The humans of House Gryphes host griffin hunts in honor of their king. Scars from griffins earn you mad respect with that group. Any member of the ruling house of the City will listen to tales of how you got your scar with rapturous attention.

Harpy Scar

A smear of white scar tissue reminiscent of pigeon shit on your car. You become great at insulting someone. During a Challenge, you may treat Banter as either a Cups or Wands action.

Imp Scar

An ugly scar that looks like a grinning mouth. You can spend 2 Resolve to retry a test of fate that became a great failure.

 Jinn Scar

You were burned by the jinn. When the burned healed, it was in a hauntingly beautiful pattern of rainbow hues. Undeniably a burn, but somehow beautiful. This scar notably benefits sorcerers. While this talent is unWounded, you may use your magic whenever someone else holds an appropriate component and wishes you to.

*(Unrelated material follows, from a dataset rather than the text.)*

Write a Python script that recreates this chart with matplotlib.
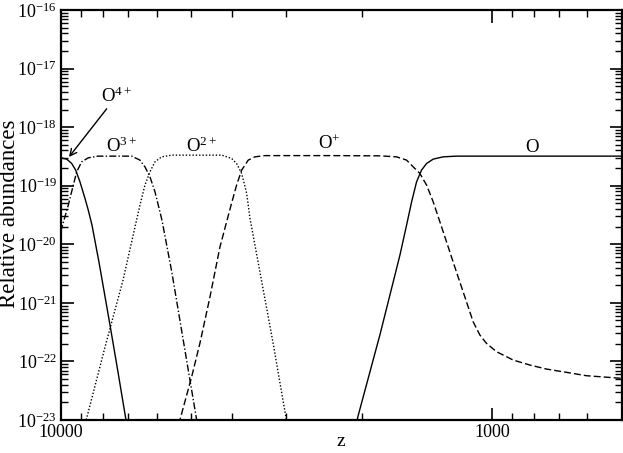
import matplotlib
matplotlib.use("Agg")
import matplotlib.pyplot as plt
from matplotlib.ticker import LogLocator, FixedLocator, FixedFormatter, NullFormatter
import numpy as np

plt.rcParams['font.family'] = ['Liberation Serif', 'DejaVu Serif']
plt.rcParams['mathtext.fontset'] = 'custom'
plt.rcParams['mathtext.rm'] = 'Liberation Serif'
plt.rcParams['mathtext.it'] = 'Liberation Serif:italic'
plt.rcParams['mathtext.bf'] = 'Liberation Serif:bold'

# ---- data (redshift z, log10 relative abundance) ----
z_o4 = [10000, 9700, 9445, 9245, 9036, 8797, 8644, 8474, 8163, 7696, 7374, 7066, 6917]
la_o4 = [-18.524, -18.546, -18.620, -18.734, -18.933, -19.217, -19.416, -19.672,
         -20.304, -21.379, -22.181, -23.0, -23.410]

z_o3 = [10216, 9963, 9618, 9364, 9196, 8954, 8644, 8194, 6854, 6558, 6385, 6216,
        6052, 5946, 5830, 5526, 5020, 4842, 4758]
la_o3 = [-19.997, -19.724, -19.331, -18.990, -18.763, -18.592, -18.524, -18.495,
         -18.495, -18.563, -18.678, -18.848, -19.104, -19.331, -19.587, -20.491,
         -22.317, -23.0, -23.341]

z_o2 = [8939, 8716, 7903, 7178, 6558, 6385, 6216, 6052, 5839, 5535, 4238, 4018,
        3912, 3808, 3708, 3643, 3453, 3222, 3006, 2943]
la_o2 = [-23.273, -22.966, -21.754, -20.611, -19.331, -18.990, -18.763, -18.592,
         -18.507, -18.478, -18.478, -18.534, -18.620, -18.790, -19.126, -19.553,
         -20.474, -21.669, -22.949, -23.222]

z_o1 = [5411, 5297, 4975, 4758, 4511, 4277, 4018, 3912, 3808, 3676, 3547, 3362,
        2376, 1819, 1664, 1577, 1522, 1469, 1417, 1368, 1320, 1274, 1230, 1187,
        1145, 1105, 1066, 1029, 975.2, 892.4, 816.5, 746.8, 671.2, 603.1, 500.0]
la_o1 = [-23.239, -23.0, -22.266, -21.686, -20.901, -20.048, -19.297, -18.990,
         -18.734, -18.563, -18.507, -18.486, -18.486, -18.490, -18.507, -18.563,
         -18.678, -18.790, -18.990, -19.275, -19.616, -19.957, -20.299, -20.640,
         -20.981, -21.322, -21.549, -21.691, -21.834, -21.976, -22.061, -22.130,
         -22.186, -22.244, -22.288]

z_o0 = [2078, 2046, 1888, 1819, 1724, 1634, 1577, 1535, 1495, 1456, 1417, 1368,
        1297, 1208, 500]
la_o0 = [-23.205, -22.944, -21.990, -21.549, -20.867, -20.184, -19.672, -19.275,
         -18.933, -18.734, -18.620, -18.546, -18.507, -18.495, -18.495]

x_ticks = [10000, 1000]
x_ticklabels = ["10000", "1000"]

# ---- figure ----
fig = plt.figure(figsize=(6.23, 4.53), dpi=100)
ax = fig.add_axes([61 / 623, 1 - 420 / 453, (621.5 - 61) / 623, (420 - 10) / 453])

def pw(v):
    return np.power(10.0, np.asarray(v, dtype=float))

lw = 1.0
ax.plot(z_o4, pw(la_o4), color='black', lw=lw, ls='-')
ax.plot(z_o3, pw(la_o3), color='black', lw=lw, dashes=(5, 1.6, 1.0, 1.6))
ax.plot(z_o2, pw(la_o2), color='black', lw=lw, dashes=(1, 1.4))
ax.plot(z_o1, pw(la_o1), color='black', lw=lw, dashes=(5, 2.2))
ax.plot(z_o0, pw(la_o0), color='black', lw=lw, ls='-')

ax.set_xscale('log')
ax.set_yscale('log')
ax.set_xlim(10000, 500)
ax.set_ylim(1e-23, 1e-16)

ax.xaxis.set_major_locator(FixedLocator(x_ticks))
ax.xaxis.set_major_formatter(FixedFormatter(x_ticklabels))
ax.xaxis.set_minor_locator(LogLocator(base=10, subs=np.arange(2, 10), numticks=20))
ax.xaxis.set_minor_formatter(NullFormatter())
ax.yaxis.set_major_locator(LogLocator(base=10, numticks=20))
ax.yaxis.set_minor_locator(LogLocator(base=10, subs=np.arange(2, 10), numticks=100))
ax.yaxis.set_minor_formatter(NullFormatter())

ax.tick_params(which='both', direction='in', top=True, right=True, colors='black')
ax.tick_params(which='major', length=9, width=1.2, labelsize=13, pad=3)
ax.tick_params(which='minor', length=5, width=1.0)
for s in ax.spines.values():
    s.set_linewidth(1.6)

ax.set_xlabel('z', fontsize=14, va='top')
ax.xaxis.set_label_coords(0.5, -0.032)
ax.set_ylabel('Relative abundances', fontsize=16.5, va='center')
ax.yaxis.set_label_coords(-0.0915, 0.502)

fs = 13.5
ax.annotate(r'O$^{4+}$', xy=(69, 453 - 157), xycoords='figure pixels',
            xytext=(101, 453 - 102), textcoords='figure pixels',
            fontsize=fs, ha='left', va='baseline',
            arrowprops=dict(arrowstyle='->', color='black', lw=1.0,
                            shrinkA=0, shrinkB=0, mutation_scale=12))
fig.text(106, 453 - 152, r'O$^{3+}$', transform=None, fontsize=fs, ha='left', va='baseline')
fig.text(186, 453 - 152, r'O$^{2+}$', transform=None, fontsize=fs, ha='left', va='baseline')
fig.text(318, 453 - 149, r'O$^{+}$', transform=None, fontsize=fs, ha='left', va='baseline')
fig.text(525, 453 - 152, r'O', transform=None, fontsize=fs, ha='left', va='baseline')

fig.savefig('out.png', dpi=100)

If someone in your vicinity is holding a component, you may cast the spell “for” them.

  • During a Challenge, the person making the wish must use the Speak Incantations action.

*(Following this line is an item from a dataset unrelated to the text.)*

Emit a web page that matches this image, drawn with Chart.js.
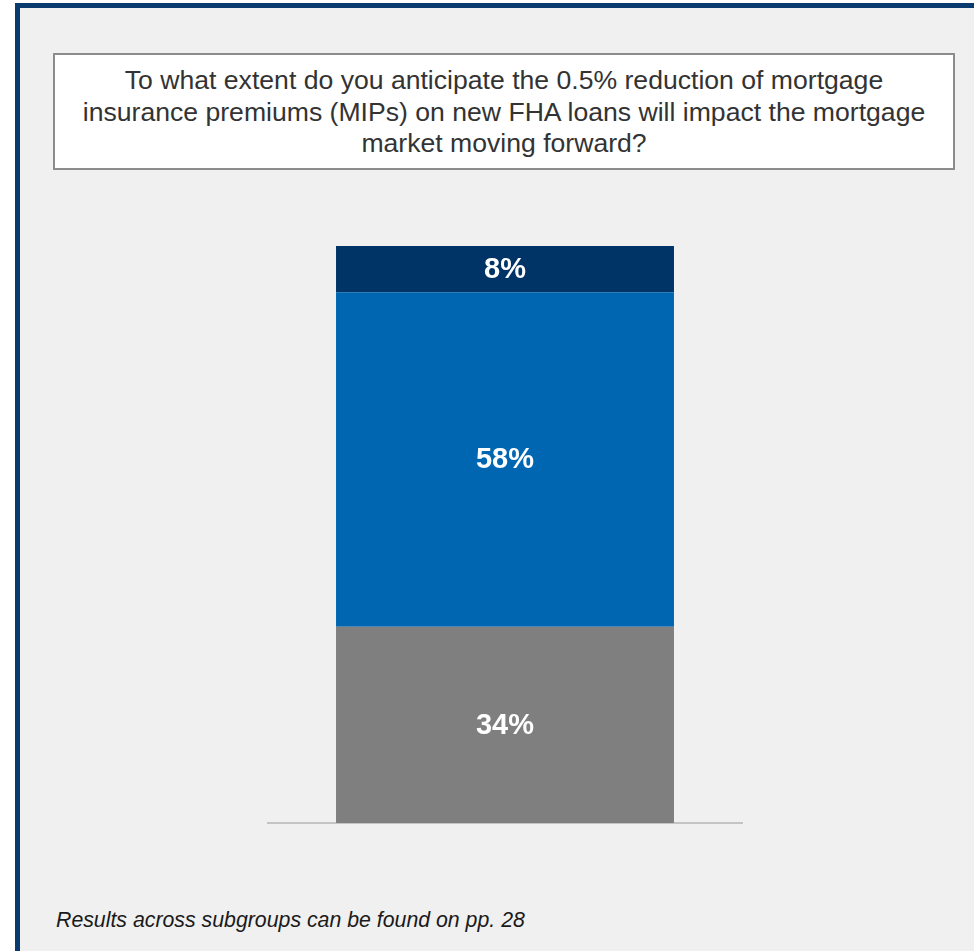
<!DOCTYPE html>
<html>
<head>
<meta charset="utf-8">
<script src="https://cdn.jsdelivr.net/npm/chart.js@4"></script>
<style>
    html, body {
        margin: 0;
        padding: 0;
        width: 974px;
        height: 951px;
        overflow: hidden;
        background: #ffffff;
        font-family: 'Liberation Sans', Arial, sans-serif;
    }

    .frame {
        position: absolute;
        left: 15px;
        top: 3px;
        width: 1000px;
        height: 1000px;
        border-left: 5px solid #093b6f;
        border-top: 5px solid #093b6f;
        background: #f0f0f0;
    }

    .question {
        position: absolute;
        left: 53px;
        top: 53px;
        width: 898px;
        border: 2px solid #8c8c8c;
        background: #ffffff;
        color: #333333;
        font-size: 26.6px;
        line-height: 31.5px;
        text-align: center;
        padding-top: 10px;
        height: 103px;
    }

    .chart-box {
        position: absolute;
        left: 267px;
        top: 246px;
        width: 476px;
        height: 580px;
    }

    .footnote {
        position: absolute;
        left: 56px;
        top: 908px;
        font-size: 21.3px;
        font-style: italic;
        color: #1a1a1a;
        white-space: nowrap;
    }
</style>
</head>
<body>
<div class="frame"></div>
<div class="question">To what extent do you anticipate the 0.5% reduction of mortgage<br>insurance premiums (MIPs) on new FHA loans will impact the mortgage<br>market moving forward?</div>
<div class="chart-box"><canvas id="mipChart"></canvas></div>
<div class="footnote">Results across subgroups can be found on pp. 28</div>

<script>
// one stacked column, bottom to top
const categories = [''];
const segmentNames = ['Segment 1', 'Segment 2', 'Segment 3'];
const segmentValues = [34, 58, 8];
const segmentColors = ['#7f7f7f', '#0066b2', '#003366'];

const segmentLabels = {
    id: 'segmentLabels',
    afterDatasetsDraw(chart) {
        const ctx = chart.ctx;
        ctx.save();
        ctx.fillStyle = '#ffffff';
        ctx.font = 'bold 29px "Liberation Sans", Arial, sans-serif';
        ctx.textAlign = 'center';
        ctx.textBaseline = 'middle';
        chart.data.datasets.forEach((ds, i) => {
            const meta = chart.getDatasetMeta(i);
            meta.data.forEach((bar, j) => {
                const p = bar.getProps(['x', 'y', 'base'], true);
                ctx.fillText(ds.data[j] + '%', p.x, (p.y + p.base) / 2 + 1);
            });
        });
        ctx.restore();
    },
};

new Chart(document.getElementById('mipChart').getContext('2d'), {
    type: 'bar',
    data: {
        labels: categories,
        datasets: segmentValues.map((v, i) => ({
            label: segmentNames[i],
            data: [v],
            backgroundColor: segmentColors[i],
            borderWidth: 0,
            categoryPercentage: 1,
            barPercentage: 0.71,
        })),
    },
    options: {
        responsive: true,
        maintainAspectRatio: false,
        animation: false,
        layout: { padding: { bottom: 3 } },
        plugins: {
            legend: { display: false },
            tooltip: { enabled: false },
        },
        scales: {
            x: {
                stacked: true,
                ticks: { display: false },
                grid: { display: false, drawTicks: false },
                border: { display: true, color: '#c4c4c4', width: 2 },
            },
            y: {
                stacked: true,
                display: false,
                min: 0,
                max: 100,
            },
        },
    },
    plugins: [segmentLabels],
});
</script>
</body>
</html>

    • You must know the appropriate talent to cast that particular component’s spell.

  • Either you or the person making the wish may spend the Resolve.

  • If neither of you are willing, nothing happens.

  • You must still be able to see or touch your target, per normal.

  • You can only concentrate on one spell at a time, per normal.

Kelpie Scar

You can cast the spell Defy Depths (see Appendix X, page XX) on yourself for a Resolve without a component. This spell requires concentration as normal.

Lion Scar

The outline of the lion’s bite shines with raw, pink flesh. Anyone marked by a lion carries the power of the king of beasts. You gain favor in tests of fate to tame or calm wild animals. 

Mimic Scar

Once bitten, twice shy. You may spend a lore bid to ask a GM if any one item is actually a mimic. They’ll answer honestly. 

Nymph Scar

Any scar suffered from a nymph’s meddling always turns out super dramatic. You look like a badass. You can spend a Resolve to ignore a nymph’s charm power and all other Inspire Trust or Inspire Joy effects. 

Ogre Scar

The scar barfs forth a teratoma. You grow a proto head. Everybody thinks it’s gross and people generally default to the distaste disposition when they see you. However, as long as it’s uncovered, your scar will bark out a warning if you are ever ambushed. You are never surprised. 

Questing Beast Scar

A bite mark. You can spend a Resolve to ask the GM in which direction lies your personal quest (but not a guild-fellow's quest). They will answer you honestly.

When this talent is Wounded, the scar begins to whine and yip like a pack of dogs and stealth becomes impossible. 

Slime Scar

The slime devoured one of your limbs (talk with the GM about which one makes the most sense). However, it left a little bit of itself behind. You grow a new limb out of slime. It behaves more or less like a normal limb, except it’s obviously an oozeand is super hard to actually hurt. It can be hit by a nine-pound hammer, slammed inside an iron maiden, or stretched on the rack and suffer no lasting harm. Fire still hurts it, though.

Titan Scar

Scarification of your lungs leaves you with a permanent rasp and the ability to belch out a cloud of elemental spume. For 2 Resolve, you can exhale a cloud of elemental energy appropriate to the titan who scarred you. This cloud affects everybody in the zone except for you.

During combat, using this ability is a Wands action that targets the initiative of everybody in the zone.

  • A breath of fire lights all untended flammable objects aflame. Everybody affected in the zone catches fire. They take a Wound at the beginning of their focus action unless they use a Recover action to put themselves out.

  •  A breath of ice freezes all potions, oils, or bombs (making them unusable until warmed up). Everybody affected is crystalized and Rooted and Stunned until they make a Recover action to free themselves.

Ungoat Scar

A honeycomb of flesh that elicits a severe trypophobia response. You’re not sure it’s ever going to heal. If you would ever prompt maleficence as a sorcerer, you can draw twice and choose the result using the tables in Appendix III, page XX.

Vampire Scar

A vampiric scar—often intense scarification of the neck—carries a connection to the undead. By spending a lore bid, you can detect the presence of a vampire. If one is present on the same level of the Underworld, the GM will tell you which path is closest to it. If one is present in the same room (hidden, in one of a thousand coffins, etc.), the GM will tell you exactly where it is.

Unfortunately, this connection goes both ways. All vampires can sense you in the same way. You are a beacon in the night to their eyes.

Winter Wolf Scar

The wound festers into a cluster of crystals, icy cold to the touch. Anything you touch it to becomes frozen after five or ten minutes of close contact. 

Wraith Scar

Your scar is always cold to the touch. You now live half in the wraith world and half in the world of the living. You can interact with and attack wraiths, shadows, specters, and other spiritual enemies, even with your bare hands or mundane weapons. 

Yellow King Scar

A horrible creeping yellow blotch. You swear it gets bigger every time you look at it, as if it’s consuming you. By spending a Resolve, you can resist a spell cast on you. The caster’s Resolve is still spent.